In contrast to Grecian works, donkeys were portrayed in Biblical works as symbols of service, suffering, peace and humility, most notably in their inclusion in the New Testament Nativity narrative. Donkeys are also associated with the theme of wisdom in the Old Testament story of Balaam's ass, and are seen in a positive light through the story of Jesus riding into Jerusalem on a donkey. By the 19th century, the donkey was portrayed with more positive attributes by popular authors. William Wordsworth portrayed the donkey as loyal and patient in his 1819 poem Peter Bell:A Tale, using the donkey as a Christian symbol. Robert Louis Stevenson in Travels with a Donkey (1879), portrays the animal as a stubborn beast of burden. Sympathetic portrayals return in Juan Ramon Jimenez's Platero and I. The melancholy Eeyore in Winnie the Pooh (first published in 1926) is arguably the most famous donkey in Western literature.

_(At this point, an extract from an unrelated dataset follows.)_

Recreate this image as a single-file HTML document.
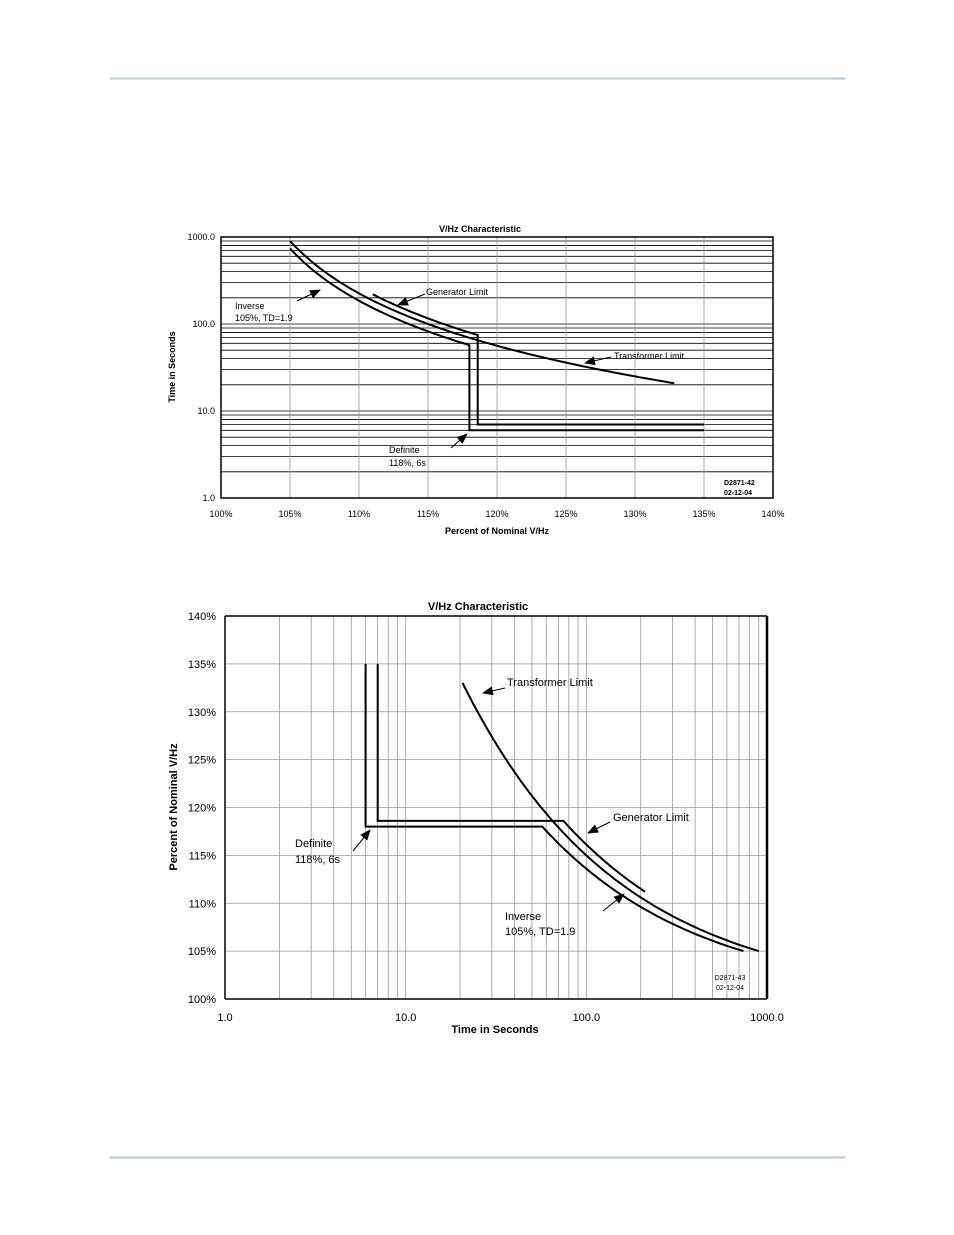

Donkeys were featured in literature during the 20th century, including in George Orwell's 1951 Animal Farm, where Benjamin the donkey is portrayed as resilient and loyal. Puzzle is a well-meaning but easily manipulated donkey in C. S. Lewis's 1956 The Last Battle. Brighty is the central character of the 1953 children's novel and 1967 film Brighty of the Grand Canyon. Donkeys are portrayed in film including the 1940 Disney film Fantasia, where the donkey is portrayed as a slapstick character who participates in a social faux pas with Bacchus and is punished by Zeus. A donkey is featured as the main figure in the 1966 film Au hasard Balthazar by Robert Bresson, and, is given a life path of Christian symbolism. Donkey, voiced by Eddie Murphy, is featured as a main character in the Shrek franchise of the 2000s.
In keeping with their widespread cultural references, donkeys feature in political systems, symbols and terminology in many areas of the world. A "donkey vote" is a vote that simply writes down preferences in the order of the candidates (1 at the top, then 2, and so on), and is most often seen in countries with ranked voting systems and compulsory voting, such as Australia. The donkey is a common symbol of the Democratic Party of the United States, originating in a cartoon by Thomas Nast of Harper's Weekly in the nineteenth century.